→ PROVIDED RECORDS:
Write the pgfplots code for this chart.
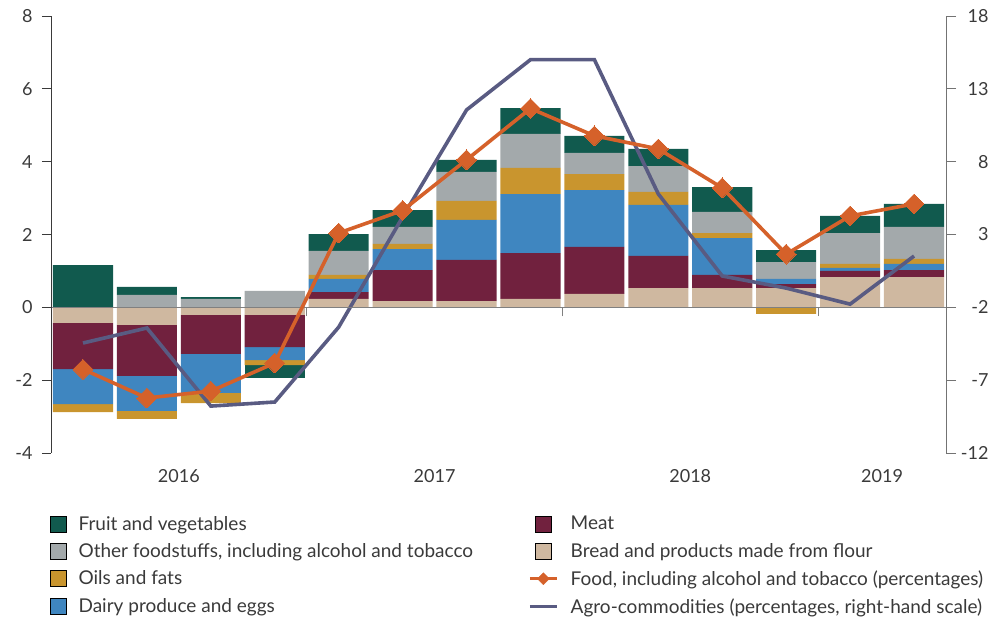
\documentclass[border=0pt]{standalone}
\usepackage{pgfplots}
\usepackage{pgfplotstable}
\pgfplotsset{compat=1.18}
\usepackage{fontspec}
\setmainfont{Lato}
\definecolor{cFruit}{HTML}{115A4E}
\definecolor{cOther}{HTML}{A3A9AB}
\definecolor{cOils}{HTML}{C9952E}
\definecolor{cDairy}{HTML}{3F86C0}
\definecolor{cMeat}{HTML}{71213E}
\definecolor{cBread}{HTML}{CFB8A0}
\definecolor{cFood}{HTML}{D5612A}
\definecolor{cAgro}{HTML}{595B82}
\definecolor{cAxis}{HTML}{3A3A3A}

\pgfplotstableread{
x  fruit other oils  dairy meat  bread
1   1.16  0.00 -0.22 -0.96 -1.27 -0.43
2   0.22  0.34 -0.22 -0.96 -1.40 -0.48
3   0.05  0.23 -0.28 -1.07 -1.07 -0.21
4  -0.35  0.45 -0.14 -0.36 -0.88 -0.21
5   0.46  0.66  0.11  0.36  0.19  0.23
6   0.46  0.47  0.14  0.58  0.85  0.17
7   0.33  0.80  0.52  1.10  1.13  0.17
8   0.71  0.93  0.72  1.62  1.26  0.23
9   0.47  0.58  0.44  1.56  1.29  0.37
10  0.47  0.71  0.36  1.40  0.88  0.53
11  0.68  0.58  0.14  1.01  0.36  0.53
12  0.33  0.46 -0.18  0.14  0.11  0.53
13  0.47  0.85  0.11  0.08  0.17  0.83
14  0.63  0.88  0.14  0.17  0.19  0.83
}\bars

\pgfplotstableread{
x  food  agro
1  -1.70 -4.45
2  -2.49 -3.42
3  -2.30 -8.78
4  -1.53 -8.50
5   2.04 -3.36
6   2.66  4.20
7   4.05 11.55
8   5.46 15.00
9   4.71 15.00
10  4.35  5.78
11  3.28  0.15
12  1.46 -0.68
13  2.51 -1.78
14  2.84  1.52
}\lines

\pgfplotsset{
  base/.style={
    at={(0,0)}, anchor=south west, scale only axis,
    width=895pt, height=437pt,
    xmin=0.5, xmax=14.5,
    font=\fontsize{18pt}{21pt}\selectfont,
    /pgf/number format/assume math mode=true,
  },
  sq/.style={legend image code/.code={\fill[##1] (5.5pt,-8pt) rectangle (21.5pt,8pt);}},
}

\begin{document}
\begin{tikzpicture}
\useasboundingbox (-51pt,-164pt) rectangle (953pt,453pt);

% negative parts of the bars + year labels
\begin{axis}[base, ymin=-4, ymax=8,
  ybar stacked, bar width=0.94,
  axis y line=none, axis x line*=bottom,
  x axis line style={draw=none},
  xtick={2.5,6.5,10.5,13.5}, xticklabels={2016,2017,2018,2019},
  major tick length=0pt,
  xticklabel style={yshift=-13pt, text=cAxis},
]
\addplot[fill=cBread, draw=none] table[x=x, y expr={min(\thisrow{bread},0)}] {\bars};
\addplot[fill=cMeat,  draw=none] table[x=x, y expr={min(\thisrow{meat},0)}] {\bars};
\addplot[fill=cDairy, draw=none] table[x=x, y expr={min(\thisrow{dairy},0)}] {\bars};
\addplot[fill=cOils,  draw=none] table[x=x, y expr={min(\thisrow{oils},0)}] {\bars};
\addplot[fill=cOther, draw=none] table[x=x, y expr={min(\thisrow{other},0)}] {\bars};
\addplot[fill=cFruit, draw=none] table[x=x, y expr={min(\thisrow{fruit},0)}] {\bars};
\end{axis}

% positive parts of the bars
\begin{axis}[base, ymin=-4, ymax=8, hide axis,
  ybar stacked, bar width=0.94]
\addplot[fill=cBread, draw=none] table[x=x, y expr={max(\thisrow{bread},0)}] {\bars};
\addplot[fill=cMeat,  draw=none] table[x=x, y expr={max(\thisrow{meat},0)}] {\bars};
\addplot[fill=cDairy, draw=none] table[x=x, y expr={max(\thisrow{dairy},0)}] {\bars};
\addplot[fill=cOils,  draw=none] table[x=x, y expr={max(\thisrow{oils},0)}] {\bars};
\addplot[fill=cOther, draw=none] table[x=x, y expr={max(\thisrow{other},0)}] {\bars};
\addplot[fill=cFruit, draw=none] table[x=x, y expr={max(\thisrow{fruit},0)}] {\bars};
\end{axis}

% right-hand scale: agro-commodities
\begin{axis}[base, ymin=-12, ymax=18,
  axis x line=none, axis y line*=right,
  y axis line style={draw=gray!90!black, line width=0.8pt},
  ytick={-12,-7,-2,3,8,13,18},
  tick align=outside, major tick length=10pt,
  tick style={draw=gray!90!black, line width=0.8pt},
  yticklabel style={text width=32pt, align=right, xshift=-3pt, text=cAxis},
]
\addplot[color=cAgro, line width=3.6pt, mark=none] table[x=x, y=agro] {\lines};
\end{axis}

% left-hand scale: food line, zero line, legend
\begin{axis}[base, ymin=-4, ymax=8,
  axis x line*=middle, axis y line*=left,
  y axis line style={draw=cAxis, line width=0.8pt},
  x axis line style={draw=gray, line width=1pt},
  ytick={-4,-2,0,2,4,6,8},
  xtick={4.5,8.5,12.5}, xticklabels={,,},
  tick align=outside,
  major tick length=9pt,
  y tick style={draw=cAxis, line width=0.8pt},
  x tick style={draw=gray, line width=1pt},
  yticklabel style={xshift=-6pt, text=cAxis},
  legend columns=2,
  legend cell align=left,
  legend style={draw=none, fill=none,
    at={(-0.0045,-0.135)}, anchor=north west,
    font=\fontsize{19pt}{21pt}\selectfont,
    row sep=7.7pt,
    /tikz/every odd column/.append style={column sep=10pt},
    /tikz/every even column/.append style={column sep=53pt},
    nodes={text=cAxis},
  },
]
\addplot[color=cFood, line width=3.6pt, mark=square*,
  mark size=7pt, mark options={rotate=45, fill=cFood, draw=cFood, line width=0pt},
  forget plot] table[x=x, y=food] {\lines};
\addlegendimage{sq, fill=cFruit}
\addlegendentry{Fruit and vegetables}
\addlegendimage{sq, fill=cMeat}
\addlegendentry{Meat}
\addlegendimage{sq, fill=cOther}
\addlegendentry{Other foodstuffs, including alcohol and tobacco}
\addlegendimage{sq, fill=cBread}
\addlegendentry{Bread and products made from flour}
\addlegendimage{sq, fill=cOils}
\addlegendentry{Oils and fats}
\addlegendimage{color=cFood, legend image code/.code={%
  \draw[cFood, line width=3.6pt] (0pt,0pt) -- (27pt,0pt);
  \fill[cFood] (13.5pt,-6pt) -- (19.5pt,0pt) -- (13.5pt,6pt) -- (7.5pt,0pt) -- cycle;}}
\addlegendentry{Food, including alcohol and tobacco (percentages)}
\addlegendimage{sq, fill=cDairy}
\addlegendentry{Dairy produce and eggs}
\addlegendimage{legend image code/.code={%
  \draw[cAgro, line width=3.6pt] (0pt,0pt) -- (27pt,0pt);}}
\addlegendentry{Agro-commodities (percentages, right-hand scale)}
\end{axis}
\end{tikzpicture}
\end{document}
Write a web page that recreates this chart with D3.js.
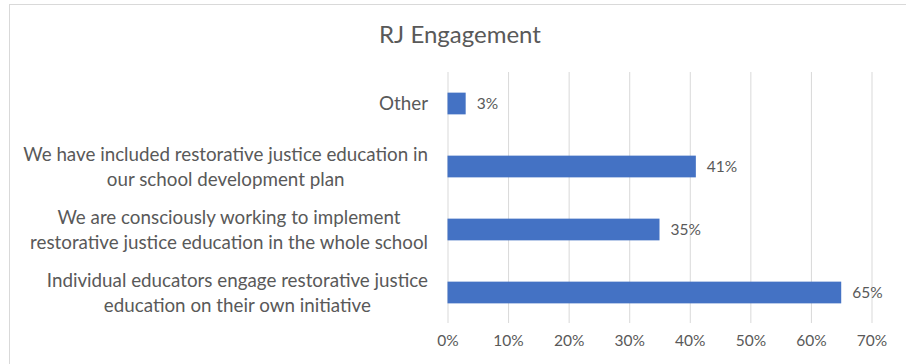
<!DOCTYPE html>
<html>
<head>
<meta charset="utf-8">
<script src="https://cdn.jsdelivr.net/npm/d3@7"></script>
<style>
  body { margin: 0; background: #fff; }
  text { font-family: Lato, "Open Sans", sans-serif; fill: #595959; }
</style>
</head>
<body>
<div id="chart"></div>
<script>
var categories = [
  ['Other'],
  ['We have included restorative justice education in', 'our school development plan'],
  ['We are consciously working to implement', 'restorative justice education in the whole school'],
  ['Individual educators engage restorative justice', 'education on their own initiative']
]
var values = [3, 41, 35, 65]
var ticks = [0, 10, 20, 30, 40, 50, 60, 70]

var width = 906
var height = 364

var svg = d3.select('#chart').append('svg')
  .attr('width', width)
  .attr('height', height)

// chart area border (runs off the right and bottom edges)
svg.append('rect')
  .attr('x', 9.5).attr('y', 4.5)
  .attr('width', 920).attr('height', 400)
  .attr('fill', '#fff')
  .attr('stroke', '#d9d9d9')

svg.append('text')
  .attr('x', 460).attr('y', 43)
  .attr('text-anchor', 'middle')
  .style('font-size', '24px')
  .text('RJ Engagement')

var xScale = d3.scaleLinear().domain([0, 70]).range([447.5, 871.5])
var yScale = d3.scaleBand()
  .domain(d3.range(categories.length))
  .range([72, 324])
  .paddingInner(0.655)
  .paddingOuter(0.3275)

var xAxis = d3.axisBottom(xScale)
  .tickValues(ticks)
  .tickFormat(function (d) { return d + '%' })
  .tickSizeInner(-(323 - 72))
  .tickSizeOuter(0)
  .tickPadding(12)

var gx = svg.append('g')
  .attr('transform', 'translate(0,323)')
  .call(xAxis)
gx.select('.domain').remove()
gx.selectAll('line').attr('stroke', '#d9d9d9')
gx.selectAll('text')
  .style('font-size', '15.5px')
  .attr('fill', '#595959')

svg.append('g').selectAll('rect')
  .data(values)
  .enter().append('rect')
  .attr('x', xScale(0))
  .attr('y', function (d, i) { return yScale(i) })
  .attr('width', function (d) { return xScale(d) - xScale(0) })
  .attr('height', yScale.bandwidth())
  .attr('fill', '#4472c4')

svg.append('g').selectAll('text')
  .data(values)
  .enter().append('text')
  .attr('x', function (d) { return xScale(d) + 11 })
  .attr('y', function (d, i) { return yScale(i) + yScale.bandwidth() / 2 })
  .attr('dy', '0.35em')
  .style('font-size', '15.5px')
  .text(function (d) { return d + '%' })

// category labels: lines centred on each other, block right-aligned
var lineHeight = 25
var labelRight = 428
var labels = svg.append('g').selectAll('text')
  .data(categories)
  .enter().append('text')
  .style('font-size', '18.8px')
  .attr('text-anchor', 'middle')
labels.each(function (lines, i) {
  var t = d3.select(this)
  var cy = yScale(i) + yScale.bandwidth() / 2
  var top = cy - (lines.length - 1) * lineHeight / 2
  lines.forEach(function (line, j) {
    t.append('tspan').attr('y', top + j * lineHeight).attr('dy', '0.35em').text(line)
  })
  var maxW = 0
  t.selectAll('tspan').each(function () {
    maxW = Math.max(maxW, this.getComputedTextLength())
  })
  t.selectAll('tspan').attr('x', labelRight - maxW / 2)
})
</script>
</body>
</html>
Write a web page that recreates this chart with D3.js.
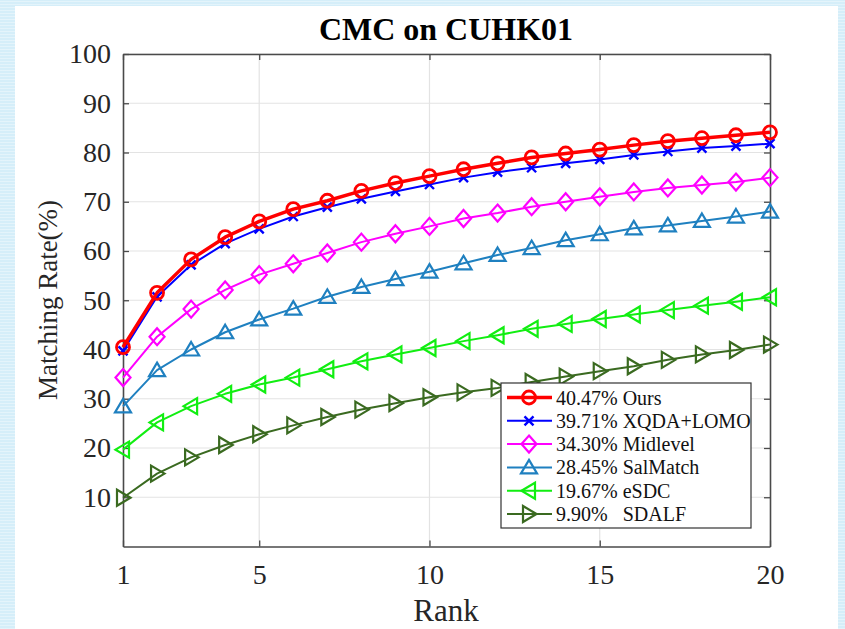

→ AIM: Everything from the first line of the listing above through the line that contains "(-51pt,-164pt) rectangle (953pt,453pt);" is to be restated word for word, minus the pictures.

→ COMPLETE ANSWER:
Write the pgfplots code for this chart.
\documentclass[border=0pt]{standalone}
\usepackage{pgfplots}
\usepackage{pgfplotstable}
\pgfplotsset{compat=1.18}
\usepackage{fontspec}
\setmainfont{Lato}
\definecolor{cFruit}{HTML}{115A4E}
\definecolor{cOther}{HTML}{A3A9AB}
\definecolor{cOils}{HTML}{C9952E}
\definecolor{cDairy}{HTML}{3F86C0}
\definecolor{cMeat}{HTML}{71213E}
\definecolor{cBread}{HTML}{CFB8A0}
\definecolor{cFood}{HTML}{D5612A}
\definecolor{cAgro}{HTML}{595B82}
\definecolor{cAxis}{HTML}{3A3A3A}

\pgfplotstableread{
x  fruit other oils  dairy meat  bread
1   1.16  0.00 -0.22 -0.96 -1.27 -0.43
2   0.22  0.34 -0.22 -0.96 -1.40 -0.48
3   0.05  0.23 -0.28 -1.07 -1.07 -0.21
4  -0.35  0.45 -0.14 -0.36 -0.88 -0.21
5   0.46  0.66  0.11  0.36  0.19  0.23
6   0.46  0.47  0.14  0.58  0.85  0.17
7   0.33  0.80  0.52  1.10  1.13  0.17
8   0.71  0.93  0.72  1.62  1.26  0.23
9   0.47  0.58  0.44  1.56  1.29  0.37
10  0.47  0.71  0.36  1.40  0.88  0.53
11  0.68  0.58  0.14  1.01  0.36  0.53
12  0.33  0.46 -0.18  0.14  0.11  0.53
13  0.47  0.85  0.11  0.08  0.17  0.83
14  0.63  0.88  0.14  0.17  0.19  0.83
}\bars

\pgfplotstableread{
x  food  agro
1  -1.70 -4.45
2  -2.49 -3.42
3  -2.30 -8.78
4  -1.53 -8.50
5   2.04 -3.36
6   2.66  4.20
7   4.05 11.55
8   5.46 15.00
9   4.71 15.00
10  4.35  5.78
11  3.28  0.15
12  1.46 -0.68
13  2.51 -1.78
14  2.84  1.52
}\lines

\pgfplotsset{
  base/.style={
    at={(0,0)}, anchor=south west, scale only axis,
    width=895pt, height=437pt,
    xmin=0.5, xmax=14.5,
    font=\fontsize{18pt}{21pt}\selectfont,
    /pgf/number format/assume math mode=true,
  },
  sq/.style={legend image code/.code={\fill[##1] (5.5pt,-8pt) rectangle (21.5pt,8pt);}},
}

\begin{document}
\begin{tikzpicture}
\useasboundingbox (-51pt,-164pt) rectangle (953pt,453pt);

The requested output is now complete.